My party of five assembled at a large table just off the reception area. Almost immediately, the waitress began to dole out an imposing assortment of small dishes--so many that they obscured the entire tabletop, apart from the grill. Each of us got several styles of kimchi and a salad, followed by an assortment of panchan, the dainty accompaniments to almost every Korean meal. There were seaweeds in multiple hues, assorted vegetable dishes and a bowl of long, green chile peppers coated in a scalding-looking red chile sauce that was as dazzling to look at as it was to bite into. Vivid shades of green, flame-red and chile-tinged white spread over the table, creating a nearly psychedelic effect.

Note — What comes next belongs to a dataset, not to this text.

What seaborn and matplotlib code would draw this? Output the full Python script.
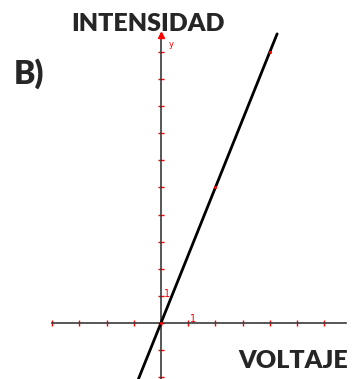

Knowing we would eat family style, we chose three different items to grill. It soon became clear that on ChoSun's menu, "specially formulated soy sauce" describes a wide variety of marinades. On sliced pork (twaeji--here spelled daeji--bulgogi), it meant a peppery-sweet marinade; on the ribs (kalbi), it was garlic-laden soy sauce. Pulled from the grill still sizzling, both meats drew the most enthusiasm. Samgyop sal, an uncured pork bacon, was less impressive, even when sprinkled with its accompanying sauce, flavored with tiny, fresh chiles, and wrapped in swatches of lettuce.

Dol sot bibim bap, crusty-bottomed rice served in a heavy, iron casserole and topped with shredded beef, a rainbow of vegetables and a fried egg, was best when revved up with a large dose of sweetish-hot chile sauce, kochujang. Chogae-tang (here spelled jokae-tang), a brisk, clean-tasting broth filled with just-steamed clams, made an ideal contrast to our rich meats and all their garlic.

High turnover means ChoSun's foods are always exceptionally fresh, but also means regular lapses. One time, the tender rice pancake studded with seafood (hae mul pa jeon), a wonderful dish that's often an appetizer, didn't come till we'd eaten everything else. Still, the ke jang, a sort of crab ceviche, is spectacular here--if you love chiles and don't mind sucking meaty blue crab from its sauce-coated shell.

Some K-town regulars may know restaurants with more varied meats, more inspired marinades or more opulent side dishes, or where the grilling is done over real charcoal. They may favor some specialty house for hot tofu soup, pig's knuckle or blood sausage casserole.ChoSun's clientele probably knows of those places too. But here they are, across from the Koreatown Galleria, eating ChoSun's comforting foods.

ChoSun Galbi #2, 3330 W. Olympic Blvd., L.A. (323) 734-3330. Open 11 a.m. to 11 p.m. daily. Full bar. Complimentary valet parking behind restaurant. All major cards. Dinner for two, food only $25 to $43.

What to Get: twaeji bulgogi, kalbi, dol sot bibim bap, hae mul pa jeon, ke jang.